Mohenjo-daro ("Mound of the Dead Men" in Sindhi) was, at its height around 2500 BCE, one of the largest cities of the Indus Valley Civilization (also called the Harappan Civilization), with an estimated population of up to 40,000 people living in a city laid out on a precise grid of streets oriented to the cardinal directions, with standardised baked-brick houses connected to one of the world's earliest known urban sanitation systems — covered drains running beneath most streets, centuries before comparable systems appeared elsewhere. The Indus script found on seals throughout the site remains undeciphered, meaning the civilisation's own names for itself, its rulers, and its gods are unknown to us.

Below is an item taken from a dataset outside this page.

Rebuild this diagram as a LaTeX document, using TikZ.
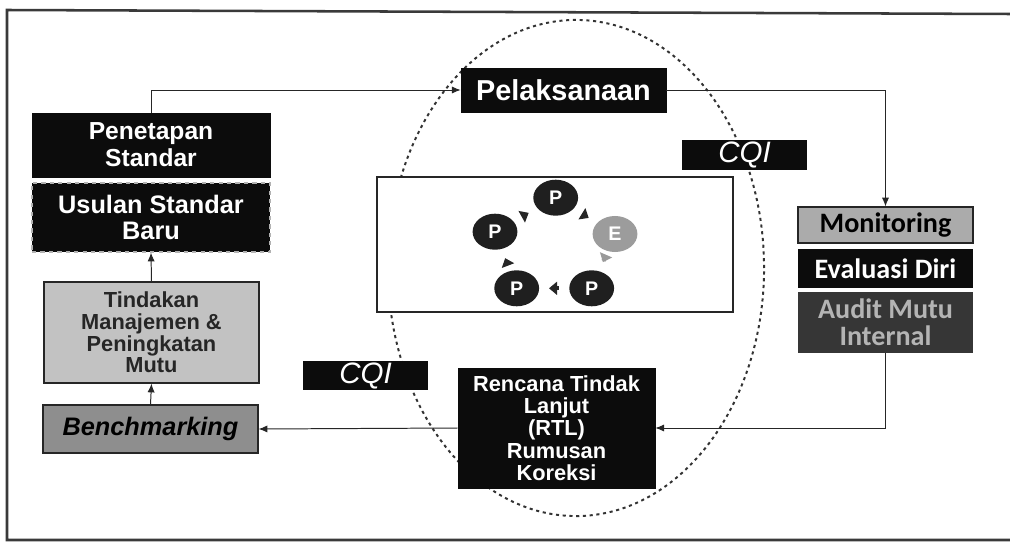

The civilisation went into decline around 1900 BCE, and Mohenjo-daro was abandoned by around 1700 BCE; mainstream archaeology attributes this to a combination of factors including the shifting course of the Indus river system, prolonged drought linked to the weakening of monsoon patterns, and the resulting collapse of the agricultural surplus that had sustained the cities. In the 1970s, the discovery of scattered, unburied human skeletons in the upper levels of the site — interpreted by some early excavators as evidence of a final massacre — fed a fringe theory, popularised from the 1960s onward, that the city had been destroyed by an ancient nuclear explosion, citing reports of fused, glassy material ("black stones") at the site as evidence of intense heat. Mainstream archaeologists have rejected this interpretation, noting that the skeletons date to different periods spanning the city's decline rather than a single event, and that the "glassy" material is consistent with ordinary kiln slag from the site's brick- and pottery-making industries.